#### OBJECTIVE:
Quote exactly the lines from the start of the entries to the one with "(1156,392) -- (1156,593);", both ends included.

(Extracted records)
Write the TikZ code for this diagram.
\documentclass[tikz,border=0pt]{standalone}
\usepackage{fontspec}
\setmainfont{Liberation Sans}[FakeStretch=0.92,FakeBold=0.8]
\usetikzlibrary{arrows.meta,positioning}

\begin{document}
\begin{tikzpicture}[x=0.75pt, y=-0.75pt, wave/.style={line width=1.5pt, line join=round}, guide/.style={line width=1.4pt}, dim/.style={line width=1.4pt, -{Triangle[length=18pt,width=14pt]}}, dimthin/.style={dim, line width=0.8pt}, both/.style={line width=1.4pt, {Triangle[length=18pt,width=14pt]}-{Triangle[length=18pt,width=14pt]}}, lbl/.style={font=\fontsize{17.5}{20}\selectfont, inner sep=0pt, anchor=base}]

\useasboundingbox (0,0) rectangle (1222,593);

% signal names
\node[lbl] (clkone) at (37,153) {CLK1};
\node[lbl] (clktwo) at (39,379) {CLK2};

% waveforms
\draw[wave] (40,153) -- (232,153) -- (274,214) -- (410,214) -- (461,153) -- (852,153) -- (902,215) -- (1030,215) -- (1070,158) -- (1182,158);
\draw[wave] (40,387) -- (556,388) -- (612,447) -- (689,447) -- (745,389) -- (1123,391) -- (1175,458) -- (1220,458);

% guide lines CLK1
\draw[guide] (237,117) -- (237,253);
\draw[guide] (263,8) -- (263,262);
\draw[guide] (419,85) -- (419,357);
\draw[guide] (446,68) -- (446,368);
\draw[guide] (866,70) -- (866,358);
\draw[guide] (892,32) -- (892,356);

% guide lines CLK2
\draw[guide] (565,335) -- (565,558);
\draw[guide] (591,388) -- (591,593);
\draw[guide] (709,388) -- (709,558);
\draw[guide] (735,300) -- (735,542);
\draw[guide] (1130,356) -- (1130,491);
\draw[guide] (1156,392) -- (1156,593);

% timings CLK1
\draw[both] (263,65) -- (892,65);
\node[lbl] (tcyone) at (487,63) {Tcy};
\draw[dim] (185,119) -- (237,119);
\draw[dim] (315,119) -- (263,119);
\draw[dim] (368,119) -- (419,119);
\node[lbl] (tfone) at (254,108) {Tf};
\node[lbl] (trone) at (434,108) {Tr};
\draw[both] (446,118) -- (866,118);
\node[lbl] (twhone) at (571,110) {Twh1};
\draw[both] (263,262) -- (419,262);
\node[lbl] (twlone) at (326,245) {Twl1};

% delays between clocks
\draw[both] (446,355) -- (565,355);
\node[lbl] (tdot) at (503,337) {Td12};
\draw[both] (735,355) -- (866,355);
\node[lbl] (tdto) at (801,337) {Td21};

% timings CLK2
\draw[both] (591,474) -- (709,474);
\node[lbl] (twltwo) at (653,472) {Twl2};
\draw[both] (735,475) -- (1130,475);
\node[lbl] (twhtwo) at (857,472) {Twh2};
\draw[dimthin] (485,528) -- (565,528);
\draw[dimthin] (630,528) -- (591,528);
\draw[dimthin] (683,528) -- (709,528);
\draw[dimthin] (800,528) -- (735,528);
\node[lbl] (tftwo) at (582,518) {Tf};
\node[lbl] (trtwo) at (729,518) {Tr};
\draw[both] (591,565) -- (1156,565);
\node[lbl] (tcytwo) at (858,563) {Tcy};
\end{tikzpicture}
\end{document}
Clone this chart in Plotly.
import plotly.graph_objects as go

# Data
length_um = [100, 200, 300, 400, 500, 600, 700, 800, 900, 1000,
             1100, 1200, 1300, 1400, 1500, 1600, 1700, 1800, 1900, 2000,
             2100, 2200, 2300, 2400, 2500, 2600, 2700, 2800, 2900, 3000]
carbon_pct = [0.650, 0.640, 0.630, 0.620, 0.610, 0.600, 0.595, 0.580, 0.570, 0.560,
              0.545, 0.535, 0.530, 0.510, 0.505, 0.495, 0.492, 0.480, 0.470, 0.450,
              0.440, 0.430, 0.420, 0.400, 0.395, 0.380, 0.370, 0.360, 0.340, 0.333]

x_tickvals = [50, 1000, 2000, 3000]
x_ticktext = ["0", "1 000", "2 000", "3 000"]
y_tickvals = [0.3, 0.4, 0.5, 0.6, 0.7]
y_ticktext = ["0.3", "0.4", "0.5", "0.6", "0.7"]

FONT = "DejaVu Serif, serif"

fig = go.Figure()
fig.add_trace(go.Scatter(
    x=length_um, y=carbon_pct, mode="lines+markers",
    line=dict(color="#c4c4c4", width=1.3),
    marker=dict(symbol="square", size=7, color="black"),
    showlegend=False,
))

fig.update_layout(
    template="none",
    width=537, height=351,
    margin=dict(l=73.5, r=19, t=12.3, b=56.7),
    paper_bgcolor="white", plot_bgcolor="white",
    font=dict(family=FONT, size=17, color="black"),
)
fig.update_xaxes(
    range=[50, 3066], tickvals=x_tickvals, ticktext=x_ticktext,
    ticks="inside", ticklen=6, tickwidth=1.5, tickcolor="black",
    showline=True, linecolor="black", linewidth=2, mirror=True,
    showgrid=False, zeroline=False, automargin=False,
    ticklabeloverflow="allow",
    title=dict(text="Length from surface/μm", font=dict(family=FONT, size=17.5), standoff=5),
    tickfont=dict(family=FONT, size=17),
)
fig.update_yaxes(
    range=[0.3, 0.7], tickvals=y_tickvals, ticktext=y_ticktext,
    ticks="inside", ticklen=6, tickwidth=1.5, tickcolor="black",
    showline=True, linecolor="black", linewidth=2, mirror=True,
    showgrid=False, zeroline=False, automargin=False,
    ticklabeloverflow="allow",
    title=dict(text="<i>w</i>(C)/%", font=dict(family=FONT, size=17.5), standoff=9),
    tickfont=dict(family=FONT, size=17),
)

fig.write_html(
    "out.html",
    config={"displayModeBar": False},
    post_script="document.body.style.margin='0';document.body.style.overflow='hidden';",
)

#### EXERCISE OUTPUT:
Write the TikZ code for this diagram.
\documentclass[tikz,border=0pt]{standalone}
\usepackage{fontspec}
\setmainfont{Liberation Sans}[FakeStretch=0.92,FakeBold=0.8]
\usetikzlibrary{arrows.meta,positioning}

\begin{document}
\begin{tikzpicture}[x=0.75pt, y=-0.75pt, wave/.style={line width=1.5pt, line join=round}, guide/.style={line width=1.4pt}, dim/.style={line width=1.4pt, -{Triangle[length=18pt,width=14pt]}}, dimthin/.style={dim, line width=0.8pt}, both/.style={line width=1.4pt, {Triangle[length=18pt,width=14pt]}-{Triangle[length=18pt,width=14pt]}}, lbl/.style={font=\fontsize{17.5}{20}\selectfont, inner sep=0pt, anchor=base}]

\useasboundingbox (0,0) rectangle (1222,593);

% signal names
\node[lbl] (clkone) at (37,153) {CLK1};
\node[lbl] (clktwo) at (39,379) {CLK2};

% waveforms
\draw[wave] (40,153) -- (232,153) -- (274,214) -- (410,214) -- (461,153) -- (852,153) -- (902,215) -- (1030,215) -- (1070,158) -- (1182,158);
\draw[wave] (40,387) -- (556,388) -- (612,447) -- (689,447) -- (745,389) -- (1123,391) -- (1175,458) -- (1220,458);

% guide lines CLK1
\draw[guide] (237,117) -- (237,253);
\draw[guide] (263,8) -- (263,262);
\draw[guide] (419,85) -- (419,357);
\draw[guide] (446,68) -- (446,368);
\draw[guide] (866,70) -- (866,358);
\draw[guide] (892,32) -- (892,356);

% guide lines CLK2
\draw[guide] (565,335) -- (565,558);
\draw[guide] (591,388) -- (591,593);
\draw[guide] (709,388) -- (709,558);
\draw[guide] (735,300) -- (735,542);
\draw[guide] (1130,356) -- (1130,491);
\draw[guide] (1156,392) -- (1156,593);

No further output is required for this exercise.